At work the other day, I ran into a somewhat odd problem. I had a Windows server with nearly 3,000 folders, each containing a PDF file and an empty ZIP file, looking a little something like this:
2ec99d82-4b79-4454-9f4a-3b52c1cc63cc |-- 2ec99d82-4b79-4454-9f4a-3b52c1cc63cc.zip |-- 2ec99d82-4b79-4454-9f4a-3b52c1cc63cc.pdf
Sidenote: In case you’re curious, that long, weird looking string of numbers and letters is called a GUID (globally unique identifier).
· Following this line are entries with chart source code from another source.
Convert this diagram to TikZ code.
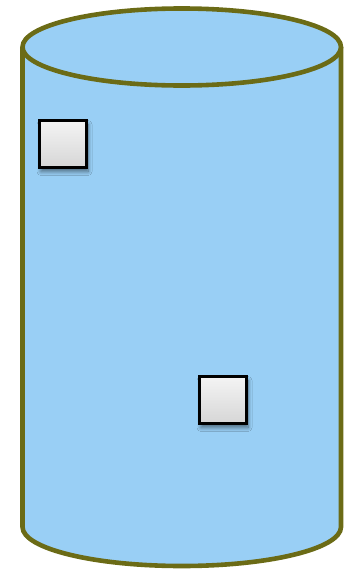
\documentclass[tikz,border=0pt]{standalone}
\usetikzlibrary{shadows.blur}
\definecolor{cylfill}{HTML}{99CFF5}
\definecolor{cylline}{HTML}{6B6B16}
\definecolor{boxtop}{HTML}{F4F4F4}
\definecolor{boxbot}{HTML}{D6D6D6}
\begin{document}
\begin{tikzpicture}[x=1pt,y=-1pt,
  cylstroke/.style={draw=cylline,line width=4.6pt},
  smallbox/.style={draw=black,line width=2.2pt,minimum width=47pt,minimum height=47pt,inner sep=0pt,
    top color=boxtop,bottom color=boxbot,
    blur shadow={shadow xshift=1.5pt,shadow yshift=-4pt,shadow blur radius=4pt,shadow blur steps=8,shadow opacity=50}}]
\useasboundingbox (0,0) rectangle (343,570);
% body
\fill[cylfill] (22.5,47) -- (22.5,527) arc[start angle=180,end angle=360,x radius=159.25,y radius=-39] -- (341,47) -- cycle;
\draw[cylstroke] (22.5,47) -- (22.5,527) arc[start angle=180,end angle=360,x radius=159.25,y radius=-39] -- (341,47);
% top ellipse
\draw[cylstroke,fill=cylfill] (181.75,47) ellipse[x radius=159.25,y radius=38.5];
% boxes
\node[smallbox] (boxA) at (63,144) {};
\node[smallbox] (boxB) at (223,400) {};
\end{tikzpicture}
\end{document}
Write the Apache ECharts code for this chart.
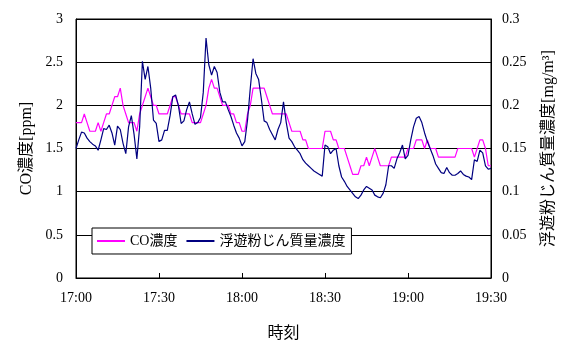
<!DOCTYPE html>
<html>
<head>
<meta charset="utf-8">
<script src="https://cdn.jsdelivr.net/npm/echarts@6/dist/echarts.min.js"></script>
<style>html,body{margin:0;padding:0;background:#fff;}#c{width:565px;height:347px;}</style>
</head>
<body>
<div id="c"></div>
<script>
// minutes after 17:00, one value per minute (0..150)
const tickLabels = ['17:00', '17:30', '18:00', '18:30', '19:00', '19:30'];
const seriesNames = ['CO濃度', '浮遊粉じん質量濃度'];
// CO concentration [ppm]
const coValues = [
  1.8,1.8,1.8,1.9,1.8,1.7,1.7,1.7,1.8,1.7,
  1.8,1.9,1.9,2.0,2.1,2.1,2.2,2.0,1.9,1.8,
  1.8,1.8,1.7,1.9,2.0,2.1,2.2,2.1,2.0,2.0,
  1.9,1.9,1.9,1.9,2.0,2.1,2.1,2.0,1.9,1.9,
  1.9,1.9,1.8,1.8,1.8,1.8,1.9,2.0,2.2,2.3,
  2.2,2.2,2.1,2.0,2.0,2.0,1.9,1.9,1.8,1.8,
  1.7,1.7,1.9,2.0,2.2,2.2,2.2,2.2,2.2,2.1,
  2.0,1.9,1.9,1.9,1.9,1.9,1.9,1.8,1.7,1.7,
  1.7,1.7,1.6,1.6,1.5,1.5,1.5,1.5,1.5,1.5,
  1.7,1.7,1.7,1.6,1.6,1.5,1.5,1.5,1.4,1.3,
  1.2,1.2,1.2,1.3,1.3,1.4,1.3,1.4,1.5,1.4,
  1.3,1.3,1.3,1.3,1.4,1.4,1.4,1.4,1.4,1.4,
  1.5,1.5,1.5,1.6,1.6,1.6,1.5,1.6,1.5,1.5,
  1.5,1.4,1.4,1.4,1.4,1.4,1.4,1.4,1.5,1.5,
  1.5,1.5,1.5,1.5,1.4,1.5,1.6,1.6,1.5,1.3,
  1.3
];
// suspended dust mass concentration [mg/m3]
const dustValues = [
  0.150,0.160,0.169,0.168,0.162,0.158,0.155,0.153,0.148,0.160,
  0.173,0.172,0.177,0.168,0.154,0.176,0.172,0.156,0.144,0.175,
  0.188,0.166,0.138,0.175,0.251,0.230,0.245,0.220,0.183,0.179,
  0.158,0.160,0.171,0.171,0.188,0.210,0.212,0.200,0.179,0.182,
  0.195,0.204,0.190,0.178,0.180,0.186,0.215,0.278,0.247,0.235,
  0.245,0.238,0.215,0.204,0.204,0.195,0.187,0.177,0.168,0.162,
  0.153,0.158,0.183,0.220,0.254,0.237,0.230,0.207,0.182,0.180,
  0.172,0.166,0.160,0.172,0.180,0.204,0.180,0.162,0.158,0.152,
  0.148,0.144,0.137,0.133,0.130,0.127,0.124,0.122,0.120,0.118,
  0.154,0.152,0.144,0.148,0.150,0.130,0.117,0.112,0.106,0.102,
  0.098,0.094,0.092,0.096,0.102,0.106,0.104,0.102,0.096,0.094,
  0.093,0.098,0.108,0.130,0.130,0.127,0.138,0.145,0.154,0.138,
  0.142,0.160,0.175,0.185,0.187,0.180,0.168,0.158,0.150,0.142,
  0.132,0.127,0.122,0.121,0.128,0.122,0.119,0.119,0.121,0.124,
  0.120,0.118,0.117,0.114,0.137,0.135,0.148,0.145,0.130,0.126,
  0.127
];

const serif = '"Liberation Serif", "Times New Roman", serif';
const jp = '"Liberation Serif", "Noto Sans CJK JP", serif';

const chart = echarts.init(document.getElementById('c'), null, {renderer: 'canvas'});
chart.setOption({
  animation: false,
  backgroundColor: '#fff',
  grid: {left: 76, right: 68, top: 19, bottom: 69, show: true, borderColor: '#000', borderWidth: 1, backgroundColor: 'transparent'},
  legend: {
    left: 92, top: 228,
    padding: [6, 6, 6, 5],
    itemGap: 9,
    itemWidth: 28, itemHeight: 2,
    icon: 'rect',
    backgroundColor: '#fff',
    borderColor: '#000', borderWidth: 1,
    textStyle: {fontFamily: jp, fontSize: 14, color: '#000'},
    data: seriesNames
  },
  xAxis: {
    type: 'value', min: 0, max: 150, interval: 30,
    name: '時刻', nameLocation: 'middle', nameGap: 48,
    nameTextStyle: {fontFamily: jp, fontSize: 16, color: '#000'},
    axisLine: {lineStyle: {color: '#000', width: 1}},
    axisTick: {inside: true, length: 5, lineStyle: {color: '#000'}},
    axisLabel: {margin: 13, fontFamily: serif, fontSize: 14, color: '#000',
      formatter: v => tickLabels[Math.round(v / 30)]},
    splitLine: {show: false}
  },
  yAxis: [{
    type: 'value', min: 0, max: 3, interval: 0.5,
    name: 'CO濃度[ppm]', nameLocation: 'middle', nameGap: 38, nameRotate: 90,
    nameTextStyle: {fontFamily: jp, fontSize: 16, color: '#000'},
    axisLine: {show: true, lineStyle: {color: '#000'}},
    axisTick: {show: false},
    axisLabel: {margin: 13, fontFamily: serif, fontSize: 14, color: '#000'},
    splitLine: {show: true, lineStyle: {color: '#000', width: 1}}
  }, {
    type: 'value', min: 0, max: 0.3, interval: 0.05,
    name: '浮遊粉じん質量濃度[mg/m³]', nameLocation: 'middle', nameGap: 50, nameRotate: 90,
    nameTextStyle: {fontFamily: jp, fontSize: 16, color: '#000'},
    axisLine: {show: true, lineStyle: {color: '#000'}},
    axisTick: {show: false},
    axisLabel: {margin: 11, fontFamily: serif, fontSize: 14, color: '#000'},
    splitLine: {show: false}
  }],
  series: [{
    name: seriesNames[0], type: 'line', yAxisIndex: 0,
    showSymbol: false, symbol: 'none',
    lineStyle: {color: '#FF00FF', width: 1.2}, itemStyle: {color: '#FF00FF'},
    data: coValues.map((v, i) => [i, v]), z: 3
  }, {
    name: seriesNames[1], type: 'line', yAxisIndex: 1,
    showSymbol: false, symbol: 'none',
    lineStyle: {color: '#000080', width: 1.2}, itemStyle: {color: '#000080'},
    data: dustValues.map((v, i) => [i, v]), z: 4
  }]
});
</script>
</body>
</html>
The problem was that I needed to compress the PDF file into a ZIP archive, and then move it up one directory, for an end result of this:
2ec99d82-4b79-4454-9f4a-3b52c1cc63cc |-- 2ec99d82-4b79-4454-9f4a-3b52c1cc63cc.pdf 2ec99d82-4b79-4454-9f4a-3b52c1cc63cc.zip
In this case, the why isn’t important. I had a ton of these PDFs I had to compress, one way or another. In situations like this, I do some quick mental math to figure out roughly how long it would take to do the job manually and weigh that against the time and effort of creating an automated solution. I did about 20 of these by hand, and from start to finish (including deleting the empty ZIP file, waiting for folders to refresh, and cutting and pasting the ZIP file), it took about 25 seconds:
25 seconds * 2900 = 72,500 seconds 72,500 seconds / (60 seconds / 1 minute) = 1,208 minutes 1,208 minutes / (60 minutes / 1 hour) = 20.14 hours
Here, it’s pretty obvious that an automated solution was in order, and would take a lot less time than to manually process these files.
Whenever you’re looking to automate something on a computer, command line (i.e., DOS prompt) utilities are your best friends. Linux and Unix are built on top of these types of specialized tools, and with a little effort, you can duplicate most of that power in Windows too.
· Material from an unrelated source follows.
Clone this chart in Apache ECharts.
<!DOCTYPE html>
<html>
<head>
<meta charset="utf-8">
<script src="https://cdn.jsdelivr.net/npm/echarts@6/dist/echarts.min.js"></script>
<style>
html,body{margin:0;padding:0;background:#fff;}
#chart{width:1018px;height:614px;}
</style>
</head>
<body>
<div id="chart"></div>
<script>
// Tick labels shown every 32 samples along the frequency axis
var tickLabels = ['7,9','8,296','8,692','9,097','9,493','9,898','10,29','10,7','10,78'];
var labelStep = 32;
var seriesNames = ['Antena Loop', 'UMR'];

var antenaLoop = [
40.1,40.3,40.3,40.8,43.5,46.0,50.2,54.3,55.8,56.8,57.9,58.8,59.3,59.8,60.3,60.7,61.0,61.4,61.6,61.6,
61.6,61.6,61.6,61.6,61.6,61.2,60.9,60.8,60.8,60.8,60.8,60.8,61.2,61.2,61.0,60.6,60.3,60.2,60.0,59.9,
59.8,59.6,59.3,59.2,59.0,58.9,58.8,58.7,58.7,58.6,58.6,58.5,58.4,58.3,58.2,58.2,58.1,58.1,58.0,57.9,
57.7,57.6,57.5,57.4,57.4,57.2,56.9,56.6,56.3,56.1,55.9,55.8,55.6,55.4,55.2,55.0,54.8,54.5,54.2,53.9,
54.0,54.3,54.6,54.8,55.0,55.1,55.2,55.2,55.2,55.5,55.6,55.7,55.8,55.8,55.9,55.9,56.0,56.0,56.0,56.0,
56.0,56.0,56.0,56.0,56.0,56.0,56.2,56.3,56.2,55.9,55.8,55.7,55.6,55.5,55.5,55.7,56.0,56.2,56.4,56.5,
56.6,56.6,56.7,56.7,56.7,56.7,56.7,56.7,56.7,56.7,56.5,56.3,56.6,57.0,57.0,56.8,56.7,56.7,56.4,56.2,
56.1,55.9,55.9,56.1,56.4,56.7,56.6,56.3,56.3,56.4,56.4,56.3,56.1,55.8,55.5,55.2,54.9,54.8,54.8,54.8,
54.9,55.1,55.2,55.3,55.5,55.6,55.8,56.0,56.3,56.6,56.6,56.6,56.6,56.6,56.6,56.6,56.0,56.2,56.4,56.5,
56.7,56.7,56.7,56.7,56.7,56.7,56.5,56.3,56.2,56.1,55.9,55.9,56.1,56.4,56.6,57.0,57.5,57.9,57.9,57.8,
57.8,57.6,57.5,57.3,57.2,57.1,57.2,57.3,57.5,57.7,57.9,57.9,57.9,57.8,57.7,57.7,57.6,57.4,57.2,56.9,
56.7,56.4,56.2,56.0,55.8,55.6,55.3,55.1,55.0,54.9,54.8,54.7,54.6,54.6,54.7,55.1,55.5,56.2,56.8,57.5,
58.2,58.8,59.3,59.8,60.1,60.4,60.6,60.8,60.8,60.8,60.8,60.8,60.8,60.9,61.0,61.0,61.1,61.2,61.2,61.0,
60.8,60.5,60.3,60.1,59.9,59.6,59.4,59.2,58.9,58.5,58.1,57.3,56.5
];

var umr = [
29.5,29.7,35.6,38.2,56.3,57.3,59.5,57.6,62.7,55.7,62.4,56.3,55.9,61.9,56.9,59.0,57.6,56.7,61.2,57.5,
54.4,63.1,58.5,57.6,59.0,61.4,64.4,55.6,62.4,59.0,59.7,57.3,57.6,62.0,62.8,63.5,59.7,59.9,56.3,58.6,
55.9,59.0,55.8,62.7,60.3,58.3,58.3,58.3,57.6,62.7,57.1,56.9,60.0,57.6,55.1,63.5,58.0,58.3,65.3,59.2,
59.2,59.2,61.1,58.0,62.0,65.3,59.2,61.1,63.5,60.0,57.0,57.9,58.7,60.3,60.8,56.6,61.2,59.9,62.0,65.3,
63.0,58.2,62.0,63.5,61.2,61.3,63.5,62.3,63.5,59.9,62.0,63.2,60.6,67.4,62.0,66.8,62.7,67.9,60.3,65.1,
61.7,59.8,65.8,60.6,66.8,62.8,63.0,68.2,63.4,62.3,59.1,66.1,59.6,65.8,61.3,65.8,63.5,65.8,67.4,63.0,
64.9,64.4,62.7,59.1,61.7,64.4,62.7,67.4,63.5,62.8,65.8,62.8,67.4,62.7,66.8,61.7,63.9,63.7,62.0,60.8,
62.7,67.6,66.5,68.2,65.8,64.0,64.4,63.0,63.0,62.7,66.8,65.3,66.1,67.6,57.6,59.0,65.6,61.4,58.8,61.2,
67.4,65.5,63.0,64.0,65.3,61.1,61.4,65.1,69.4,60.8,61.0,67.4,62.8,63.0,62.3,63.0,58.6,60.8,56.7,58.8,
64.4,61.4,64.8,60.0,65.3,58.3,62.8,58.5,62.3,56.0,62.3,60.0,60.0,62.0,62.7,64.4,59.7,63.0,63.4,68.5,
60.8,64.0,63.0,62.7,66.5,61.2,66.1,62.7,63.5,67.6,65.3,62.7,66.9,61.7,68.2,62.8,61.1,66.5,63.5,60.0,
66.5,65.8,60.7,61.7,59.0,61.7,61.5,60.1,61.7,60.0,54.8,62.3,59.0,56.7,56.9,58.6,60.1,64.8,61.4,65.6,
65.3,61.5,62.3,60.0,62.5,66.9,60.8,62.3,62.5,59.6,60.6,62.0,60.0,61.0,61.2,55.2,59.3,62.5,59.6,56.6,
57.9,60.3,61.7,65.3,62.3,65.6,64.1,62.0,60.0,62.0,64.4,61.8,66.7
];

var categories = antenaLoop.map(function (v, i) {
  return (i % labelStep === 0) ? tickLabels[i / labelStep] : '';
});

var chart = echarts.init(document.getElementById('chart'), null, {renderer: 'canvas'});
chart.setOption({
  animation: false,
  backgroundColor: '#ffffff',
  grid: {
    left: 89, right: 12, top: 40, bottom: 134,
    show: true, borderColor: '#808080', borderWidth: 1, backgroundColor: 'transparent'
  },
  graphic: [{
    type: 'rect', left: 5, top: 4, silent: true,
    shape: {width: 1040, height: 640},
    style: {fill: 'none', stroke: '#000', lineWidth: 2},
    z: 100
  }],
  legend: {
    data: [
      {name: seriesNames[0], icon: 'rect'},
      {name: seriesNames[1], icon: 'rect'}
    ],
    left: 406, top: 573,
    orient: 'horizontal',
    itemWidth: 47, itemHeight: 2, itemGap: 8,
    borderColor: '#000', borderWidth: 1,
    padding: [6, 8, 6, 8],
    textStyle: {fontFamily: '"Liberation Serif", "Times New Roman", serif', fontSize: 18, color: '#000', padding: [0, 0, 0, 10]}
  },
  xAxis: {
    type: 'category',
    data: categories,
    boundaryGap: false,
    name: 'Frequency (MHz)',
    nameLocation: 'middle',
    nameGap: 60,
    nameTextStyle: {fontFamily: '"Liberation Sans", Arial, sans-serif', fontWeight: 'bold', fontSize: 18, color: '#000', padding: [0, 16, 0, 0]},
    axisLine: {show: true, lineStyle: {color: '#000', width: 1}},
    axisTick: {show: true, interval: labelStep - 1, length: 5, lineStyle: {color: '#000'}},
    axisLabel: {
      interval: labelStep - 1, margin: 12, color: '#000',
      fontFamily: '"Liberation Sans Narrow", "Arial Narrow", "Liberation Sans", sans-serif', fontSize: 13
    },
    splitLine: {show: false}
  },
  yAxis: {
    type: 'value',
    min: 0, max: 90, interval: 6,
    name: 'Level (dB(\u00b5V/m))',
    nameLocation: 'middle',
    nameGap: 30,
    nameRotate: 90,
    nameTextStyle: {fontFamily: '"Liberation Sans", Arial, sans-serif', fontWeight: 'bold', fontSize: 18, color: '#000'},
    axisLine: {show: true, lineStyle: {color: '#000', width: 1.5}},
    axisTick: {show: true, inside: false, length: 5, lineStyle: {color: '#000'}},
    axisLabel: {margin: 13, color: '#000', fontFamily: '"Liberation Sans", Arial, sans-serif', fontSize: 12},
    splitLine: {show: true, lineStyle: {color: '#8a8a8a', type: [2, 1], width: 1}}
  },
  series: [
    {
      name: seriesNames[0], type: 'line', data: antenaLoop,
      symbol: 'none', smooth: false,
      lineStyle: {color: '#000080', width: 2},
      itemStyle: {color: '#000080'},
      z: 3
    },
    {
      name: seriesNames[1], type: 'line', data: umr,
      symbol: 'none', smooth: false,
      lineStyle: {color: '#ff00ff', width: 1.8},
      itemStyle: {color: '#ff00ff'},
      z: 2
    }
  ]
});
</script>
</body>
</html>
My solution called for a ZIP utility could be run from DOS – a job filled nicely by my favorite open source file compression tool, 7-Zip. Next, I needed a way to run 7-Zip on each and every PDF file buried within their subdirectories, while ignoring anything else in those same subdirectories. Some quick research brought me to a Microsoft program called Forfiles that did exactly what I was looking for – iterate through a folder or directory tree and do something for each file it found.
To make things a little easier on myself, I copied all of the folders and their files from the server to a Windows XP machine, where I could experiment and work on my solution without the fear of screwing up the original versions. These all went into a folder called unzipped, while the compressed versions would go into – you guessed it – zipped.
After some tinkering for a total of about an hour over the course of two days, I ended up with this working command line script:
C:\>c:\forfiles.exe /P c:\unzipped /M *.pdf /S /C "cmd /c c:\7za a -tzip c:\zipped\@fname.zip @path"
There’s a lot going on in that single line, so I’ll break it down for you piece by piece:
C:> – Because I’m working with multiple programs and directories, I placed everything on the root of the hard drive to keep it simple and reduce confusion.
c:\forfiles.exe – This runs the Forfiles command line program.
/P c:\unzipped – Tells Forfiles the folder path where it should start working
/M *.pdf – Specifies that it should only worry about files that end in a .PDF file extension.
/S – Indicates that it should also look for PDF files within subdirectories of c:\unzipped.
/C – Tells Forfiles to execute the command immediately following and within quotes.
cmd /c – Launches another command prompt specifically for use by the next program.
c:\7za – Kicks off the command line version of 7-Zip.
a – Tells 7-Zip to create an archive file.
-tzip – Indicates that the type of the archive file should be the ZIP format.
c:\zipped\@fname.zip – The ultimate location of the resulting ZIP file. Note that here, @fname is a variable from Forfiles that returns the name of the file it’s working on, minus the file extension.
@path – The full file path of the PDF file that should be zipped. This is also a Forfiles variable.
So, there you have it. It took less than seven minutes for this little script to find and compress all 2,900 PDF files I had. Not bad, considering it would have taken me half of my work week.